Itulah sebabnya, industri pengguna gas meminta pemerintah segera menurunkan harga gas industri dari rata-rata US$ 8-9 per mmbtu menjadi US$ 6 per mmbtu. Khusus industri petrokimia, harga gas untuk bahan baku idealnya mencapai US$ 3 per mmbtu. Penurunan ini sudah tak dapat ditawar lagi, mengingat sudah banyak perusahaan yang menutup pabrik. Apalagi, pemerintah telah menjanjikan penurunan harga gas sebagaimana diatur dalam Paket Kebijakan Ekonomi II yang dirilis Oktober 2015.
Sejauh ini, penurunan harga gas baru dinikmati oleh tiga sektor industri, yakni petrokimia, baja, dan pupuk. Insentif ini pun baru bisa dirasakan oleh perusahaan kelompok badan usaha milik negara (BUMN). Industri petrokimia saat ini tidak mampu bersaing dengan industri sejenis dari negara tetangga. Bandingkan industri petrokimia domestik saat ini mendapatkan harga gas US$ 9,2-9,4 per mmbtu, sementara negara pesaing hanya sekitar separuhnya. Imbasnya, banyak industri petrokimia hilir yang lebih memilih bahan baku impor, sehingga produk dalam negeri tidak terserap dan industri terancam bangkrut.
Nasib serupa juga dialami para pelaku industri kaca dan keramik. Industri kaca membeli gas dengan harga US$ 8-9 per mmbtu, sedangkan harga gas di negara anggota ASEAN lainnya cuma US$ 5/mmbtu. Padahal, setidaknya 25 persen biaya produksi industri kaca berasal dari gas. Kondisi itulah yang menjadi salah satu penyebab turunnya kapasitas produksi terpasang industri kaca lembaran nasional sebesar 16 persen.
Industri keramik juga setali tiga uang, karena dibebani dengan harga has berkisar US$ 8-9 per mmbtu. Padahal, pemerintah pernah berjanji menurunkan harga gas pada kisaran US$ 6 per mmbtu. Tetapi, hingga kini janji tersebut tak kunjung terealisasi.

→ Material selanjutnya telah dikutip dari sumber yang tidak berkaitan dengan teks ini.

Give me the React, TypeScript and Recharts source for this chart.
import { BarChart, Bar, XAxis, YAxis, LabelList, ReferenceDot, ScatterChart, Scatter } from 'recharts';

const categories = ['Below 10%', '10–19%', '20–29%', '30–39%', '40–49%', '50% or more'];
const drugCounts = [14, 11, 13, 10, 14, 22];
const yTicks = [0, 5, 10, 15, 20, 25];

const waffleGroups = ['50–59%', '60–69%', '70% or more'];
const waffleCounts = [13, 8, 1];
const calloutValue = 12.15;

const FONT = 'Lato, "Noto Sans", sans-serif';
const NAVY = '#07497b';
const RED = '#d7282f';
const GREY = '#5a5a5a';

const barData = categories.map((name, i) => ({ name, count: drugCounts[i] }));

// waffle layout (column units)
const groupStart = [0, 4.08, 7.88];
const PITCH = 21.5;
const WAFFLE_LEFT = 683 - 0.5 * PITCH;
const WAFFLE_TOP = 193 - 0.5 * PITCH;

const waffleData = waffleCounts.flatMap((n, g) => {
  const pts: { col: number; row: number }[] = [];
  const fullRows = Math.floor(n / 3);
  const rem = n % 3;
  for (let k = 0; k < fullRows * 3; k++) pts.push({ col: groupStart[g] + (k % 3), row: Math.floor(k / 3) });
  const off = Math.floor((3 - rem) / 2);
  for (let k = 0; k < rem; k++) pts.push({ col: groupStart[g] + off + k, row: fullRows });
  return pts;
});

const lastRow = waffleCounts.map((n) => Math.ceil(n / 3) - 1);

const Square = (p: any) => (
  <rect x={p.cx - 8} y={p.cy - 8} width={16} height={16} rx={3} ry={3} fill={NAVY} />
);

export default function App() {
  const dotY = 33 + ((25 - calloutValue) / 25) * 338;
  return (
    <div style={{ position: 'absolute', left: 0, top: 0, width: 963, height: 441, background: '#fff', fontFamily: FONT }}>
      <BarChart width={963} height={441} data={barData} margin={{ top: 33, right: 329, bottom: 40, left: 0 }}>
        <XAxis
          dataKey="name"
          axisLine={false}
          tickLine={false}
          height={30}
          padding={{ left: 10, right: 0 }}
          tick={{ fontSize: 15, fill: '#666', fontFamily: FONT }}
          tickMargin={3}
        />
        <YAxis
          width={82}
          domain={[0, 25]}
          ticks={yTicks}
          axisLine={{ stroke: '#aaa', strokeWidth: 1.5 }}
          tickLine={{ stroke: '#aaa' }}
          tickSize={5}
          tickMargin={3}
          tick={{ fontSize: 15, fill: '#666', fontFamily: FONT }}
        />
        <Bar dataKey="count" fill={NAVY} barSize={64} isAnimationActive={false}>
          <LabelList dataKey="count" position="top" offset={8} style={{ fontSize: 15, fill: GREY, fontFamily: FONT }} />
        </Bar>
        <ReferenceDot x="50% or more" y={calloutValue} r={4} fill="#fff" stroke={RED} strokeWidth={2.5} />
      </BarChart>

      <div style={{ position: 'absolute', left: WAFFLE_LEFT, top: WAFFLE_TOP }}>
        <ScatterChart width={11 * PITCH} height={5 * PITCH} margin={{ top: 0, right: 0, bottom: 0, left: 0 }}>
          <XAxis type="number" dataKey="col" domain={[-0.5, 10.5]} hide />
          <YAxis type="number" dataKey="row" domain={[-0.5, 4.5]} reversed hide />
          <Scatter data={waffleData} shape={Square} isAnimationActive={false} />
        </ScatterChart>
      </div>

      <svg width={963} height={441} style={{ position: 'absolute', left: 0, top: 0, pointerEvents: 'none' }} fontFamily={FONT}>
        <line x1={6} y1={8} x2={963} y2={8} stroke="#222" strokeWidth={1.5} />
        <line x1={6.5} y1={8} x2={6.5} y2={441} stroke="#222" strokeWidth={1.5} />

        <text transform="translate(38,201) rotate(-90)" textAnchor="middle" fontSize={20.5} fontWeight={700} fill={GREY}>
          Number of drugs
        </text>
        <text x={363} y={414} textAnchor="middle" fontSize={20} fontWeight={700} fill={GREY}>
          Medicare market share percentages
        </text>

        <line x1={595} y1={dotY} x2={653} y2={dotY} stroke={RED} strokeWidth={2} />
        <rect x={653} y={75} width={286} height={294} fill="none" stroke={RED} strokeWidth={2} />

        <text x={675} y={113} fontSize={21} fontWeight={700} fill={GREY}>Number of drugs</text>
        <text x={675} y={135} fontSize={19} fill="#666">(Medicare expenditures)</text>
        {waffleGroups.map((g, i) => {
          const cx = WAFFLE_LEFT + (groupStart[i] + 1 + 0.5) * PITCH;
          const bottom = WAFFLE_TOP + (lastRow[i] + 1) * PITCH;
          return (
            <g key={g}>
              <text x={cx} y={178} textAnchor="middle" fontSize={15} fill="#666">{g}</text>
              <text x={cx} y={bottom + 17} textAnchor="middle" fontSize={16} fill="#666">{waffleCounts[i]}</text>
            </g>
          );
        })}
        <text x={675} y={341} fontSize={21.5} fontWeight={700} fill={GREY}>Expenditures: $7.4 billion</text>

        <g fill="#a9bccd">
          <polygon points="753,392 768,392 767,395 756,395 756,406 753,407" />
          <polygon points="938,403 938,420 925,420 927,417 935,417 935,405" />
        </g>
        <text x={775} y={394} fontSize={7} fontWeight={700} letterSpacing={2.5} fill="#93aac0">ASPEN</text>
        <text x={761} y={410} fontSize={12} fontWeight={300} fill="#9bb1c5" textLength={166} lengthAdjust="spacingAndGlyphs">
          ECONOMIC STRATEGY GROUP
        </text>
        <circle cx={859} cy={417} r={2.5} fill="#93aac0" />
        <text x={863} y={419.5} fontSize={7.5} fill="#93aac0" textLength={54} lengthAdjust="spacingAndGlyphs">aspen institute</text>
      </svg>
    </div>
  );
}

Saat ini, ada sekitar 80 perusahaan swasta dari kelompok industri baja, petrokimia, sarung tangan karet, pulp dan kertas, makanan dan minuman, keramik, serta kaca lembaran yang sangat menantikan penurunan harga gas. Apalagi mereka juga harus menanggung beban tarif listrik yang semakin mahal.
Pemerintah harus segera turun tangan mengatasi harga gas. Persoalan ini berlarut-larut karena sering terjadi ketidakcocokan antara Kementerian Perindustrian dan Kementerian ESDM pada level berapa harga gas diturunkan. Ini tidak boleh terjadi, karena hanya akan semakin menelan korban. Bukankah jika tidak terjadi kesepakatan dua kementerian itu, masalah diputuskan di level Kementerian Koordinator Perekonomian?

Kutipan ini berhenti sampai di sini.